I.H. Non, non. Bien sûr que l’art cinétique a enrichi l’art, mais la sculpture classique d’un chevalier par exemple, ne tombe jamais en panne. Et il faut dire que la majorité des artistes n’ont pas un diplôme d’ingénieur ! Quelquefois, je ne peux même pas réparer mes propres «inventions», parce que j’ai oublié comment je les avais faites ! On peut souvent voir des mobiles tombés en panne dans les endroits publics. Ils sont esthétiques certes, mais il est très facile de décevoir le public avec des machines qui ne marchent plus ... Mon art n’est rien sans le public : mes machines n’ont pas de fonctions pratiques, elles produisent des pensées. Et mon but est de faire réfléchir.

Judit Zeisler

 

István Harasztÿ

et sa collection privée

Jusqu’au 9 mars au Kogart

(112 Andrássy út 6ème arrt.)

 

 

L’art cinétique :

István Harasztÿ est un réformateur du mouvement cinétique qui existe depuis les années 20. L’expression englobe des œuvres souvent appelées «mobiles», basées sur le mélange des beaux-arts et des machines. L’un des premiers pionniers du mouvement fut le sculpteur d’origine hongroise, Nicolas Schöffer, vivant en France.
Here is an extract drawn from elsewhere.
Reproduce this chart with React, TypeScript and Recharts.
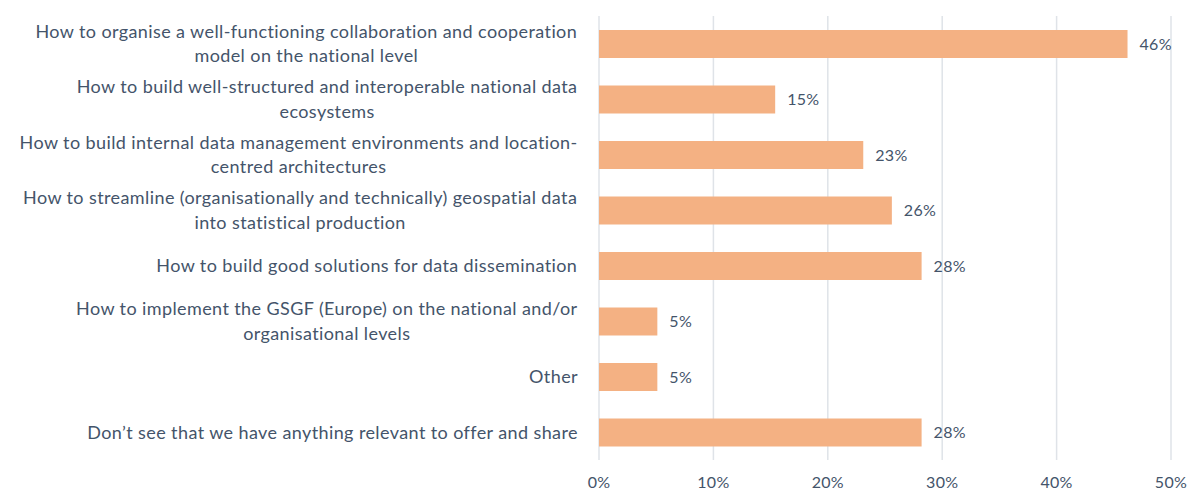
import { BarChart, Bar, XAxis, YAxis, CartesianGrid, LabelList } from 'recharts'

const CATEGORIES = [
  ['How to organise a well-functioning collaboration and cooperation', 'model on the national level'],
  ['How to build well-structured and interoperable national data', 'ecosystems'],
  ['How to build internal data management environments and location-', 'centred architectures'],
  ['How to streamline (organisationally and technically) geospatial data', 'into statistical production'],
  ['How to build good solutions for data dissemination'],
  ['How to implement the GSGF (Europe) on the national and/or', 'organisational levels'],
  ['Other'],
  ['Don\u2019t see that we have anything relevant to offer and share'],
]

const SHARES = [46.2, 15.4, 23.1, 25.6, 28.2, 5.1, 5.1, 28.2]

const X_TICKS = [0, 10, 20, 30, 40, 50]

const FONT = 'Lato, "Noto Sans", sans-serif'
const FONT_SIZE = 18
const LETTER = 0.4
const TEXT = '#44546a'
const NUM_STYLE = { fill: TEXT, fontSize: 16, fontFamily: FONT, letterSpacing: 0.3 }

const data = CATEGORIES.map((_, i) => ({ key: String(i), share: SHARES[i] }))

let ctx: CanvasRenderingContext2D | null = null
function measure(s: string) {
  if (!ctx) ctx = document.createElement('canvas').getContext('2d')
  if (!ctx) return s.length * 8.5
  ctx.font = `${FONT_SIZE}px Lato`
  return ctx.measureText(s).width + LETTER * s.length
}

function CategoryTick(props: any) {
  const { x, y, payload } = props
  const lines = CATEGORIES[Number(payload.value)]
  const w = Math.max(...lines.map(measure))
  const cx = x - 13 - w / 2
  const lh = 24.5
  const y0 = y - ((lines.length - 1) * lh) / 2
  return (
    <text x={cx} y={y0} textAnchor="middle" fill={TEXT} fontSize={FONT_SIZE} fontFamily={FONT} letterSpacing={LETTER}>
      {lines.map((l, i) => (
        <tspan key={i} x={cx} y={y0 + i * lh} dy="0.35em">{l}</tspan>
      ))}
    </text>
  )
}

export default function App() {
  return (
    <div style={{ position: 'absolute', left: 0, top: 0, background: '#fff' }}>
      <BarChart
        width={1189}
        height={490}
        data={data}
        layout="vertical"
        margin={{ top: 16, right: 18, left: 0, bottom: 0 }}
        barSize={28}
      >
        <CartesianGrid horizontal={false} stroke="#dfe3e8" strokeWidth={1.5} />
        <XAxis
          type="number"
          domain={[0, 50]}
          ticks={X_TICKS}
          tickFormatter={(v: number) => `${v}%`}
          axisLine={false}
          tickLine={false}
          tickMargin={11}
          height={30}
          tick={NUM_STYLE}
          interval={0}
        />
        <YAxis
          type="category"
          dataKey="key"
          width={599}
          axisLine={false}
          tickLine={false}
          tick={<CategoryTick />}
          interval={0}
        />
        <Bar dataKey="share" fill="#f4b183" isAnimationActive={false}>
          <LabelList
            dataKey="share"
            position="right"
            offset={12}
            formatter={(v: any) => `${Math.round(Number(v))}%`}
            style={NUM_STYLE}
          />
        </Bar>
      </BarChart>
    </div>
  )
}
Père de l'art cinétique et de l’art interactif, il voulait apporter une vision prospective et non passéiste à l'art, qui devait ainsi aider l'homme d'aujourd'hui à évoluer en prise directe avec les véritables possibilités créatrices et libératrices de notre époque. Le Musée Schöffer qui comporte une bibliothèque française, se trouve en Hongrie, à Kalocsa.